Tell Python that now we want the error to follow a gamma distribution of parameters k = 2 and theta = 2.

In [None]:
noise = 
y = a*x + b + noise

Now, plot the data and regression line with seaborn, look at the correlation coefficient and R<sup>2</sup> with stats, and the residuals with seaborn.

## Step 4: Add outliers

Start again with a normally distributed noise in *y*.

Let's add some outliers.

In [None]:
n_outliers = 5
x_outliers = np.random.uniform(0, 40, n_outliers)
y_outliers = np.random.uniform(80, 100, n_outliers)

x_outliers = np.concatenate((x, x_outliers))
y_outliers = np.concatenate((y, y_outliers))

Plot the data and regression line with seaborn, look at the correlation coefficient and R<sup>2</sup> with stats, and the residuals with seaborn.

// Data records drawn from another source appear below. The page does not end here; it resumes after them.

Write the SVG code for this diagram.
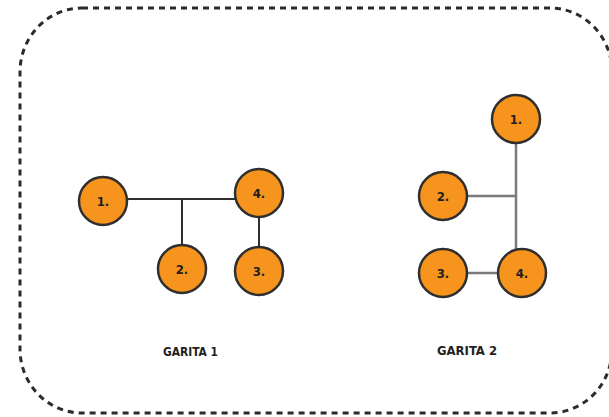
<svg xmlns="http://www.w3.org/2000/svg" width="609" height="417" viewBox="0 0 609 417">
<style>
.frame{fill:none;stroke:#2b2b2b;stroke-width:3;stroke-dasharray:6 5}
.node circle{fill:#F7941D;stroke:#2f2f2f;stroke-width:2.5}
.node text{font-family:"DejaVu Sans Condensed","Liberation Sans",sans-serif;font-stretch:condensed;font-weight:bold;font-size:13px;fill:#231f20;text-anchor:middle}
.c1{stroke:#2f2f2f;stroke-width:2;fill:none}
.c2{stroke:#7a7a7a;stroke-width:2.5;fill:none}
.lbl{font-family:"DejaVu Sans Condensed","Liberation Sans",sans-serif;font-stretch:condensed;font-weight:bold;font-size:12px;fill:#231f20}
</style>
<rect class="frame" x="20" y="8" width="592" height="405" rx="62" ry="64"/>
<g id="connectors">
<line class="c1" x1="103" y1="199" x2="259" y2="199"/>
<line class="c1" x1="182" y1="199" x2="182" y2="269"/>
<line class="c1" x1="259" y1="193" x2="259" y2="272"/>
<line class="c2" x1="516" y1="120" x2="516" y2="273"/>
<line class="c2" x1="443" y1="196" x2="516" y2="196"/>
<line class="c2" x1="443" y1="273" x2="522" y2="273"/>
</g>
<g id="g1n1" class="node"><circle cx="103" cy="201" r="24"/><text x="103" y="206">1.</text></g>
<g id="g1n4" class="node"><circle cx="259" cy="193" r="24"/><text x="259" y="198">4.</text></g>
<g id="g1n2" class="node"><circle cx="182" cy="269" r="24"/><text x="182" y="274">2.</text></g>
<g id="g1n3" class="node"><circle cx="259" cy="271" r="24"/><text x="259" y="276">3.</text></g>
<g id="g2n1" class="node"><circle cx="516" cy="119" r="24"/><text x="516" y="124">1.</text></g>
<g id="g2n2" class="node"><circle cx="443" cy="196" r="24"/><text x="443" y="201">2.</text></g>
<g id="g2n3" class="node"><circle cx="443" cy="273" r="24"/><text x="443" y="278">3.</text></g>
<g id="g2n4" class="node"><circle cx="522" cy="273" r="24"/><text x="522" y="278">4.</text></g>
<text class="lbl" x="163" y="356" textLength="55" lengthAdjust="spacingAndGlyphs">GARITA 1</text>
<text class="lbl" x="437" y="355" textLength="60" lengthAdjust="spacingAndGlyphs">GARITA 2</text>
</svg>
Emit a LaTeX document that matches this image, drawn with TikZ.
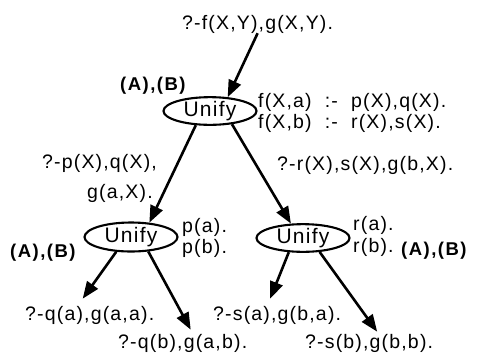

Try to change the number of outliers and their distribution for *x* and *y*, and see what happens.

## Optional: Step 5, Add a second population

Let's add another population that follows a linear relationship between *x* and *y* too, but with different parameters.

In [None]:
n_spop = 100
a_spop = 1
b_spop = 2
noise_level_spop = 1
x_spop = np.random.uniform(80, 100, n_spop)
noise_spop = np.random.normal(0, noise_level_spop, n_spop)
y_spop = a_spop*x_spop + b_spop + noise_spop

x_spop = np.concatenate((x, x_spop))
y_spop = np.concatenate((y, y_spop))

Plot the data and regression line with seaborn, look at the correlation coefficient and R<sup>2</sup> with stats, and the residuals with seaborn.

## Optional: Step 6, Add heteroscadistic error

Now, how would you change this code to create a heteroscadistic error?

Plot the data and regression line with seaborn, look at the correlation coefficient and R<sup>2</sup> with stats, and the residuals with seaborn.